Воскресенье, 18 июля 2010 года
Бедный Фредерик! Он пришел сегодня утром (праздник!), чтобы у моего изголовья исполнить самую невыносимую часть своей работы: объявить прогноз на будущее. Как к этому ни подойди, после определенного возраста это всегда — смертный приговор. Я упростил ему задачу: Ну, так что, Фредерик? Сколько нам осталось? Это было ассоциативное «мы»: все же он — мой врач. С химиотерапией год, без — полгода. Плюс-минус. Мы обсудили с ним химиотерапию — ее положительные и отрицательные стороны. В сущности, это — продукт потребления, как любой другой. Лишних полгода жизни, что ценно само по себе, но при этом изнурительная анемия, потеря последних волос (это пускай!), возможная рвота и более или менее гарантированная возможность того, что моя старая кровь найдет силы для восстановления без тех незрелых клеток. Рвота, которую, по мнению Фредерика, можно в расчет не принимать, решила всё. Рвота повергает меня в ужас. Это выворачивание наизнанку, когда ты превращаешься в какую-то кроличью шкурку, всегда вызывало у меня стыд и приводило в бешенство. Не стоит рисковать. Мона не заслужила, чтобы я покинул ее в дурном расположении духа. Значит, обойдемся без химии. Есть еще одно решение проблемы — переливание крови. Оно подхлестнет меня. Его действие длится до следующей процедуры, пока можно будет продолжать. Что касается конца — окончательного, — то, что бы я ни выбрал, химию или переливание, главное уже выбрано, а что это будет конкретно — кровотечение, спровоцированное отрывом бляшек, какая-нибудь инфекция, вызванная несостоятельностью белых кровяных шариков, пневмония например («Pneumonia is the old man’s friend»[43], как говорят англичане), или медленная смерть от истощения с полным набором пролежней, при этом на больничной койке, что лишит меня компании моей Моны, — это дело случая. Я предпочел бы банальную ночную остановку сердца. Умереть во сне — мечта для того, кто всю свою жизнь совершенствовался в искусстве засыпания.
* * *
86 лет, 9 месяцев, 10 дней
Вторник, 19 июля 2010 года
Это колдовство, которое ничто не в силах развеять (движение Моны, когда она проходит между дверью и книжным шкафом), я смог снова ощутить благодаря удаленной катаракте. Операция сделана уже много лет назад, но я до сих пор ощущаю ее благотворное действие. Почему я ничего не написал о ней здесь? Потому что встал тогда под знамена Фанш, и у меня были занятия посерьезнее, чем этот дневник.

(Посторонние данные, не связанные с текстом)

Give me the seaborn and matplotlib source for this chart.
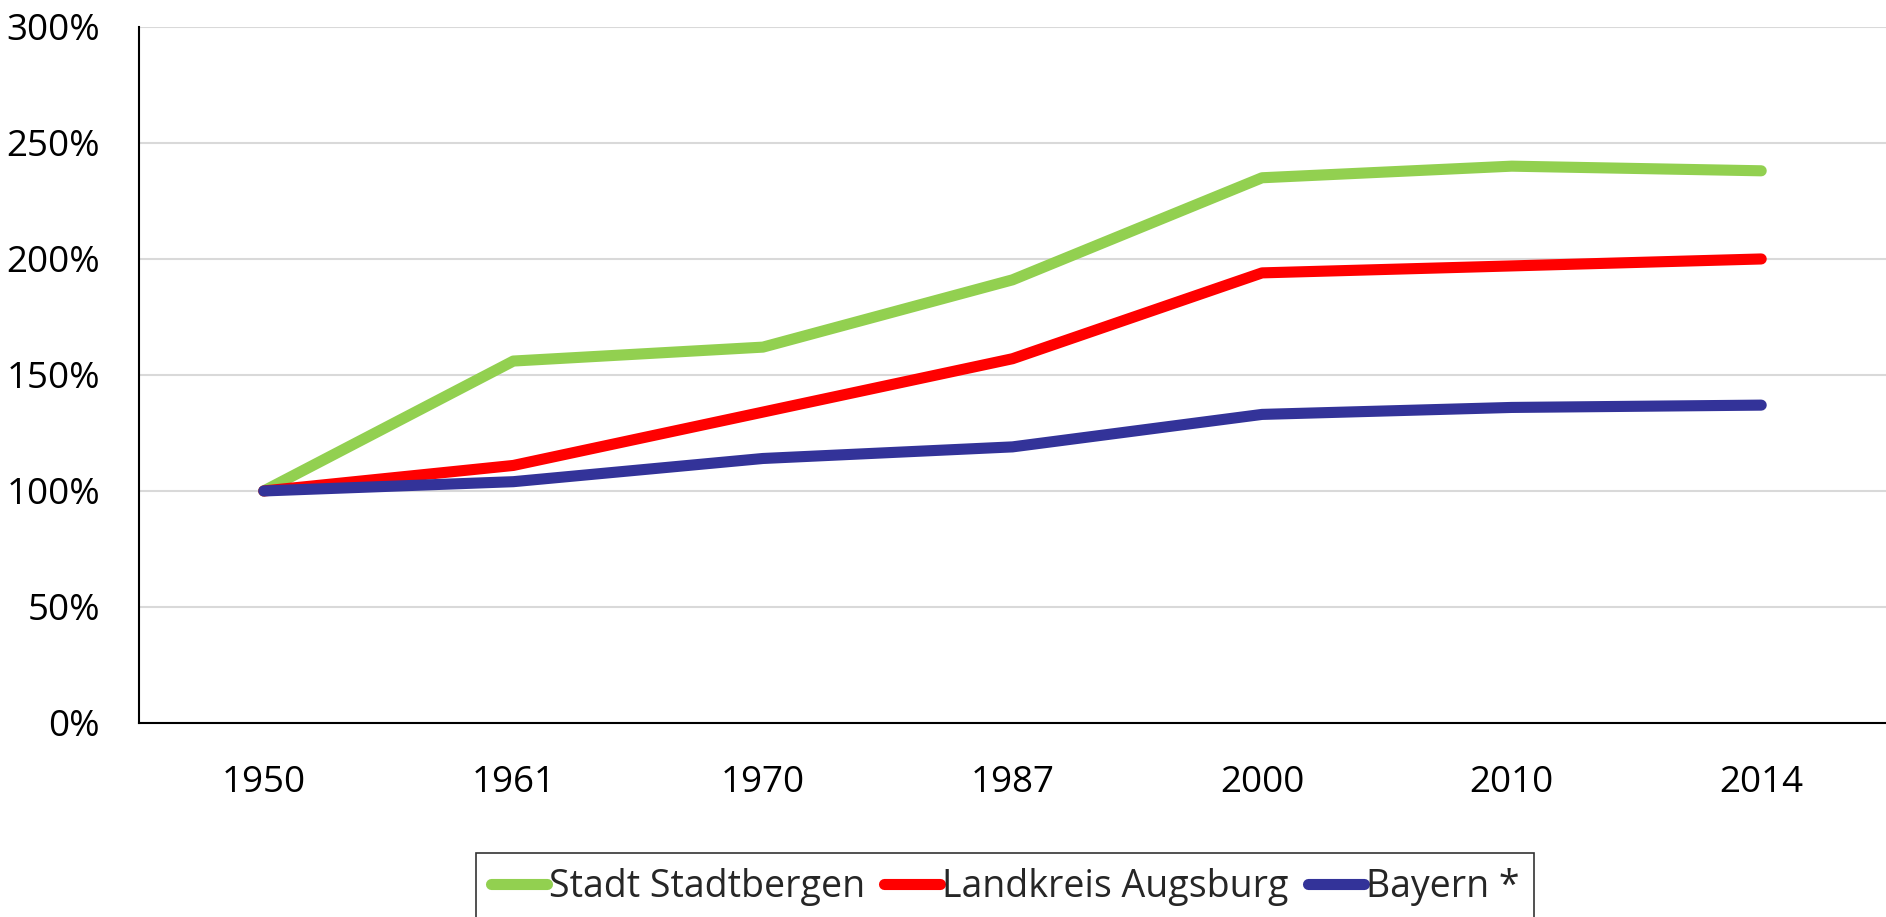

Жизнь меркнет, думал я, живя за занавесом своей катаракты. Свет незаметно угасал. Теряя очертания, мир вокруг меня терял и свою реальность. Постепенно исчезала четкость. Существа с неясными очертаниями превращались в идеи. Глаза обо всем составляли свое мнение. Я считал, что вижу, как мы считаем, что понимаем. После смерти Грегуара серый туман сгустился еще больше. Я блуждал в мутном, все более непроницаемом облаке и дожидался слепоты, как дожидаются сна. Но Фанш рассудила иначе. С этими птичьими пленками на глазах ты похож на старого слепого пса! Давай, шевелись, фугасик! Катаракта! Подумаешь! Операция! Быстро! В наши дни это ерунда!